The five men were freed on bail pending the appeal but are now each likely to serve their original prison sentence of nine years.

The crime in question took place in Pamplona during the town's famous bull-run in July 2016.

The five men led their 18-year-old female victim to a basement where they each had unprotected and non-consensual sex with her.

The act was filmed and posted on a WhatsApp group shared between the five men under the title La Manada, or 'Wolf Pack', a name which went on to become synonymous with the case.

Throughout her ordeal, the victim kept her eyes shut and, according to a police report, acted in a "passive or neutral" manner.

In the original trial in April, it was ruled that there had been no intimidation and no act of physical violence committed. Without these two criteria, the offence cannot be classed as a rape under Spanish law.

In Tuesday's appeals court ruling, three of the five judges on the panel agreed with the original verdict.

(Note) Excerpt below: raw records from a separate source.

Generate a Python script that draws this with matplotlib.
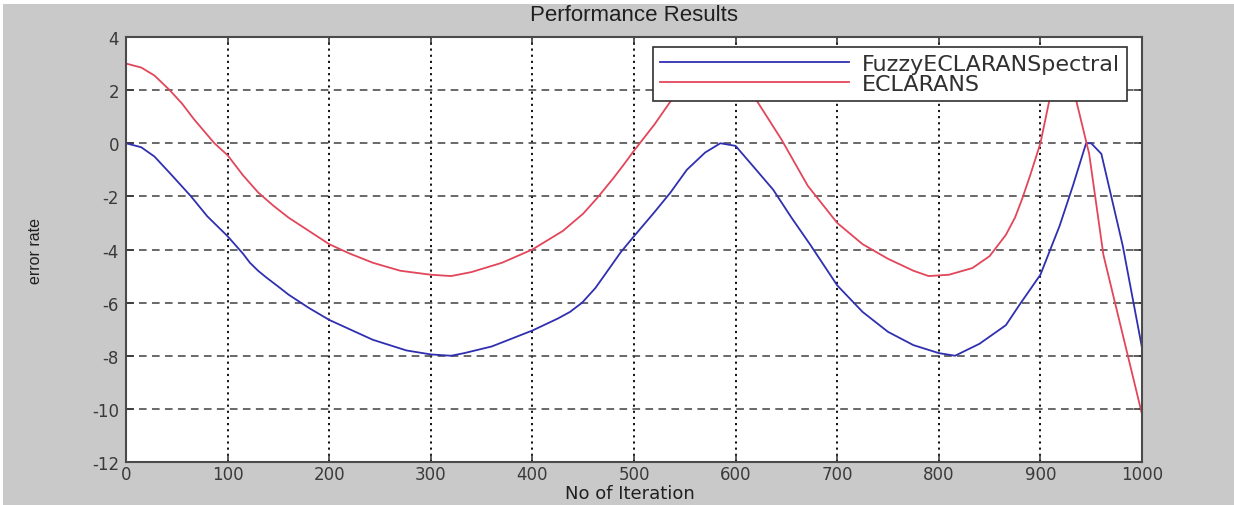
import matplotlib
matplotlib.use("Agg")
from matplotlib import pyplot as plt
from matplotlib.patches import Rectangle

# values
iter_fuzzy = [0, 15, 28, 45, 64, 80, 100, 115, 122, 130, 138, 150, 160, 180, 200, 220, 243,
              276, 300, 320, 333, 360, 400, 425, 437, 449, 462, 475, 487, 500, 520, 536, 552,
              570, 585, 600, 618, 637, 655, 674, 700, 725, 750, 775, 800, 816, 840, 866, 880,
              890, 900, 919, 932, 945, 950, 960, 981, 1000]
err_fuzzy = [0.0, -0.15, -0.5, -1.2, -2.0, -2.75, -3.5, -4.15, -4.5, -4.8, -5.05, -5.4, -5.7,
             -6.2, -6.65, -7.0, -7.4, -7.8, -7.95, -8.0, -7.9, -7.65, -7.05, -6.6, -6.35, -6.0,
             -5.45, -4.75, -4.1, -3.5, -2.6, -1.85, -1.0, -0.35, 0.0, -0.1, -0.9, -1.75, -2.8,
             -3.85, -5.35, -6.35, -7.1, -7.6, -7.9, -8.0, -7.55, -6.85, -6.05, -5.5, -4.95,
             -3.1, -1.6, 0.0, 0.0, -0.4, -3.85, -7.7]

iter_eclarans = [0, 15, 28, 43, 55, 67, 87, 100, 115, 130, 145, 160, 180, 200, 220, 243, 270,
                 300, 320, 340, 370, 400, 430, 450, 464, 480, 490, 500, 520, 540, 555, 570, 585,
                 600, 610, 620, 645, 671, 700, 725, 750, 775, 790, 810, 833, 850, 866, 875, 882,
                 890, 900, 909, 916, 922, 928, 935, 948, 962, 981, 1000]
err_eclarans = [3.0, 2.85, 2.55, 2.0, 1.5, 0.9, 0.0, -0.45, -1.2, -1.85, -2.35, -2.8, -3.3,
                -3.8, -4.15, -4.5, -4.8, -4.95, -5.0, -4.85, -4.5, -4.0, -3.3, -2.65, -2.05,
                -1.3, -0.8, -0.28, 0.7, 1.8, 2.5, 2.9, 3.0, 2.75, 2.3, 1.65, 0.15, -1.6, -3.0,
                -3.8, -4.35, -4.8, -5.0, -4.95, -4.7, -4.25, -3.45, -2.8, -2.1, -1.2, 0.0, 1.65,
                2.7, 3.0, 2.6, 1.65, -0.4, -4.2, -7.2, -10.2]

series_labels = ["FuzzyECLARANSpectral", "ECLARANS"]
x_ticks = [0, 100, 200, 300, 400, 500, 600, 700, 800, 900, 1000]
y_ticks = [4, 2, 0, -2, -4, -6, -8, -10, -12]

plt.rcParams["axes.unicode_minus"] = False
plt.rcParams["font.family"] = ["DejaVu Sans"]

W, H = 1234, 506
fig = plt.figure(figsize=(W / 100, H / 100), dpi=100, facecolor="white")
# matlab-ish grey window, thin white strip on top/left
fig.patches.append(Rectangle((3 / W, 0), 1, (H - 5) / H, transform=fig.transFigure,
                             facecolor="#c9c9c9", edgecolor="none", zorder=-10))

left, right, top, bottom = 126, 1142, 38, 463
ax = fig.add_axes([left / W, (H - bottom) / H, (right - left) / W, (bottom - top) / H])
ax.set_facecolor("white")

ax.plot(iter_fuzzy, err_fuzzy, color="#2f2fb0", lw=1.3, label=series_labels[0])
ax.plot(iter_eclarans, err_eclarans, color="#e2465a", lw=1.3, label=series_labels[1])

ax.set_xlim(0, 1000)
ax.set_ylim(-12, 4)
ax.set_xticks(x_ticks)
ax.set_yticks(y_ticks)
ax.set_xticklabels([str(t) for t in x_ticks])
ax.set_yticklabels([str(t) for t in y_ticks])

# vertical grid dotted, horizontal grid dashed
ax.xaxis.grid(True, linestyle=(0, (1.2, 2.2)), color="black", lw=1.3)
ax.yaxis.grid(True, linestyle=(0, (5, 3.5)), color="#404040", lw=1.1)
ax.set_axisbelow(True)

ax.tick_params(direction="in", length=6, width=1.1, colors="#303030",
               top=True, right=True, labelsize=12)
ax.tick_params(axis="x", pad=2)
ax.tick_params(axis="y", pad=5)
for lab in ax.get_xticklabels() + ax.get_yticklabels():
    lab.set_color("#3a3a3a")
for sp in ax.spines.values():
    sp.set_color("#4a4a4a")
    sp.set_linewidth(1.5)

ax.set_title("Performance Results", family=["Liberation Sans", "DejaVu Sans"],
             fontsize=16, color="#202020", pad=12)
ax.set_xlabel("No of Iteration", fontsize=13, color="#202020")
ax.xaxis.set_label_coords(0.496, -0.0525)
ax.set_ylabel("error rate", family=["Liberation Sans", "DejaVu Sans"],
              fontsize=11.5, color="#202020")
ax.yaxis.set_label_coords(-0.082, 0.5)

# long handles so the box spans the same width as the original legend
leg = ax.legend(loc="upper right", bbox_to_anchor=(1127 / W, (H - 48) / H),
                bbox_transform=fig.transFigure, borderaxespad=0, fancybox=False,
                framealpha=1, edgecolor="#303030", fontsize=16, handlelength=8.5,
                handletextpad=0.6, labelspacing=0.02, borderpad=0.3)
leg.get_frame().set_linewidth(1.2)
for t in leg.get_texts():
    t.set_color("#303030")

fig.savefig("out.png", dpi=100, facecolor=fig.get_facecolor())
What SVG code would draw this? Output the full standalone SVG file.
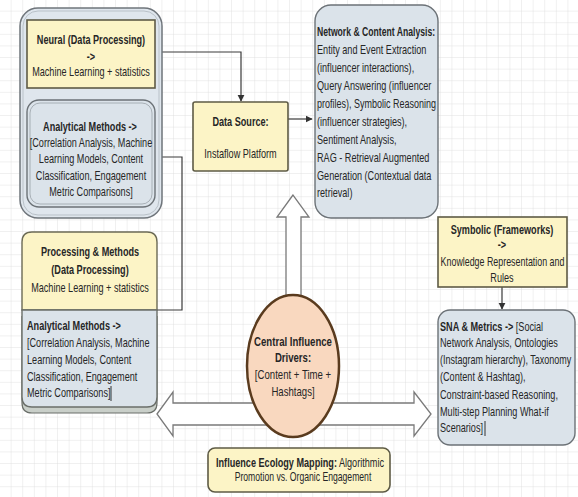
<svg xmlns="http://www.w3.org/2000/svg" width="578" height="497" viewBox="0 0 578 497">
<defs>
<pattern id="grid" width="11.6" height="11.6" patternUnits="userSpaceOnUse">
<path d="M11.6 0 V11.6 M0 11.6 H11.6" fill="none" stroke="#dcdcdc" stroke-width="0.8"/>
</pattern>
<marker id="ah" viewBox="0 0 10 10" refX="9" refY="5" markerWidth="6" markerHeight="6" orient="auto">
<path d="M0 0 L10 5 L0 10 z" fill="#333"/>
</marker>
<style>
.t{font-family:"Liberation Sans",Arial,sans-serif;font-size:12px;fill:#262626}
.b{font-weight:bold}
.c{text-anchor:middle}
.yel{fill:#fcf4c6;stroke:#5e5b45;stroke-width:1.6}
.blu{fill:#dbe3ea;stroke:#6c7277;stroke-width:1.4}
.ln{fill:none;stroke:#3a3a3a;stroke-width:1.2}
.blk{fill:#ffffff;stroke:#7a7a7a;stroke-width:1.3}
</style>
</defs>
<rect width="578" height="497" fill="#ffffff"/>
<rect width="578" height="497" fill="url(#grid)"/>

<g id="connectors">
<path class="ln" d="M155 52 H241 V101" marker-end="url(#ah)"/>
<path class="ln" d="M91 88 V99" marker-end="url(#ah)"/>
<path class="ln" d="M288 119 H312" marker-end="url(#ah)"/>
<path class="ln" d="M157 310 H182 V157 H156" marker-end="url(#ah)"/>
<path class="ln" d="M502 287 V309" marker-end="url(#ah)"/>
<polygon class="blk" points="293,195 277,217 286,217 286,305 301,305 301,217 309,217"/>
<polygon class="blk" points="157,414 173,392 173,403 414,403 414,392 431,414 414,436 414,425 173,425 173,436"/>
</g>

<g id="left-container">
<rect x="20" y="8" width="142" height="210" rx="18" fill="#dfe6ed" stroke="#6f757b" stroke-width="1.5"/>
<rect x="23" y="11" width="136" height="204" rx="15" fill="none" stroke="#b9c1c8" stroke-width="1"/>
</g>

<g id="neural">
<rect class="yel" x="27" y="20" width="128" height="68"/>
<text class="t b c" transform="translate(91 44) scale(.76 1)">Neural (Data Processing)</text>
<text class="t b c" transform="translate(91 61) scale(.76 1)">-&gt;</text>
<text class="t c" transform="translate(91 76) scale(.76 1)">Machine Learning + statistics</text>
</g>

<g id="analytical-top">
<rect class="blu" x="27" y="100" width="128" height="107" rx="12"/>
<rect x="30" y="103" width="122" height="101" rx="10" fill="none" stroke="#9aa2a8" stroke-width="0.8"/>
<text class="t b c" transform="translate(90 131) scale(.76 1)">Analytical Methods -&gt;</text>
<text class="t c" transform="translate(91 147) scale(.76 1)">[Correlation Analysis, Machine</text>
<text class="t c" transform="translate(91 163) scale(.76 1)">Learning Models, Content</text>
<text class="t c" transform="translate(91 180) scale(.76 1)">Classification, Engagement</text>
<text class="t c" transform="translate(91 196) scale(.76 1)">Metric Comparisons]</text>
</g>

<g id="data-source">
<rect class="yel" x="193" y="102" width="95" height="69" rx="2"/>
<text class="t b c" transform="translate(240.5 126) scale(.76 1)">Data Source:</text>
<text class="t c" transform="translate(240.5 158) scale(.76 1)">Instaflow Platform</text>
</g>

<g id="network">
<rect class="blu" x="315" y="5" width="123" height="213" rx="16"/>
<text class="t b" transform="translate(317 36) scale(.72 1)">Network &amp; Content Analysis:</text>
<text class="t" transform="translate(317 54) scale(.76 1)">Entity and Event Extraction</text>
<text class="t" transform="translate(317 72) scale(.76 1)">(influencer interactions),</text>
<text class="t" transform="translate(317 90) scale(.76 1)">Query Answering (influencer</text>
<text class="t" transform="translate(317 108) scale(.75 1)">profiles), Symbolic Reasoning</text>
<text class="t" transform="translate(317 126) scale(.76 1)">(influencer strategies),</text>
<text class="t" transform="translate(317 144) scale(.76 1)">Sentiment Analysis,</text>
<text class="t" transform="translate(317 162) scale(.76 1)">RAG - Retrieval Augmented</text>
<text class="t" transform="translate(317 180) scale(.76 1)">Generation (Contextual data</text>
<text class="t" transform="translate(317 197) scale(.76 1)">retrieval)</text>
</g>

<g id="processing">
<path d="M22 310 V242 Q22 232 32 232 H147 Q157 232 157 242 V310 Z" fill="#fcf4c6" stroke="#6b6a55" stroke-width="1.4"/>
<text class="t b c" transform="translate(90 256) scale(.76 1)">Processing &amp; Methods</text>
<text class="t b c" transform="translate(90 274) scale(.76 1)">(Data Processing)</text>
<text class="t c" transform="translate(90 292) scale(.76 1)">Machine Learning + statistics</text>
</g>

<g id="analytical-bottom">
<path d="M22 316 V403 Q22 413 32 413 H147 Q157 413 157 403 V316" fill="#c9cfc9" stroke="#6b6f6a" stroke-width="1.2"/>
<path d="M22 310 V397 Q22 407 32 407 H147 Q157 407 157 397 V310 Z" fill="#dbe3ea" stroke="#6b6f6a" stroke-width="1.4"/>
<text class="t b" transform="translate(27 330) scale(.76 1)">Analytical Methods -&gt;</text>
<text class="t" transform="translate(27 347) scale(.76 1)">[Correlation Analysis, Machine</text>
<text class="t" transform="translate(27 364) scale(.76 1)">Learning Models, Content</text>
<text class="t" transform="translate(27 381) scale(.76 1)">Classification, Engagement</text>
<text class="t" transform="translate(27 397) scale(.76 1)">Metric Comparisons]</text>
<line x1="111" y1="386" x2="111" y2="401" stroke="#333" stroke-width="1"/>
</g>

<g id="symbolic">
<rect class="yel" x="438" y="217" width="129" height="70"/>
<text class="t b c" transform="translate(502 234) scale(.76 1)">Symbolic (Frameworks)</text>
<text class="t b c" transform="translate(502 249) scale(.76 1)">-&gt;</text>
<text class="t c" transform="translate(502.5 266) scale(.74 1)">Knowledge Representation and</text>
<text class="t c" transform="translate(502 282) scale(.76 1)">Rules</text>
</g>

<g id="sna">
<rect class="blu" x="438" y="310" width="137" height="135" rx="12"/>
<text class="t" transform="translate(440 331) scale(.76 1)"><tspan class="b">SNA &amp; Metrics -&gt;</tspan> [Social</text>
<text class="t" transform="translate(440 347) scale(.76 1)">Network Analysis, Ontologies</text>
<text class="t" transform="translate(440 364) scale(.75 1)">(Instagram hierarchy), Taxonomy</text>
<text class="t" transform="translate(440 381) scale(.76 1)">(Content &amp; Hashtag),</text>
<text class="t" transform="translate(440 399) scale(.76 1)">Constraint-based Reasoning,</text>
<text class="t" transform="translate(440 416) scale(.76 1)">Multi-step Planning What-if</text>
<text class="t" transform="translate(440 432) scale(.76 1)">Scenarios]</text>
<line x1="485" y1="421" x2="485" y2="436" stroke="#333" stroke-width="1"/>
</g>

<g id="central">
<ellipse cx="293" cy="366" rx="46" ry="71" fill="#f9d8bf" stroke="#5a3b1e" stroke-width="2.5"/>
<text class="t b c" transform="translate(293 346) scale(.8 1)">Central Influence</text>
<text class="t b c" transform="translate(293 362) scale(.8 1)">Drivers:</text>
<text class="t c" transform="translate(293 379) scale(.8 1)">[Content + Time +</text>
<text class="t c" transform="translate(293 396) scale(.8 1)">Hashtags]</text>
</g>

<g id="influence-ecology">
<rect class="yel" x="208" y="448" width="182" height="44" rx="7" stroke-width="1.2"/>
<text class="t c" transform="translate(300 467) scale(.76 1)"><tspan class="b">Influence Ecology Mapping:</tspan> Algorithmic</text>
<text class="t c" transform="translate(303 481) scale(.72 1)">Promotion vs. Organic Engagement</text>
</g>
</svg>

The two other judges did not agree, giving a dissenting opinion in which they said the act "must be penally classified as a crime of sexual aggression", which includes rape. This, they argue, is because the guilty men "set a trap for the victim", and gave her "practically no possibility of fleeing and/or escaping".

The original ruling was, therefore, upheld by a majority.

The case may now be passed upwards to Spain's Supreme Court. A lawyer for four of the convicted men has vowed to appeal, claiming it was a case of consensual sex.

The mayor of Pamplona has also signalled his intention to appeal, arguing it was a case of rape.

The appeals court ruling has re-kindled debate over the need to reform the treatment of sexual offences in Spain and re-classify and re-define the term 'rape'. Many of those demanding such reform argue the definition should be based on whether consent was given to having sex.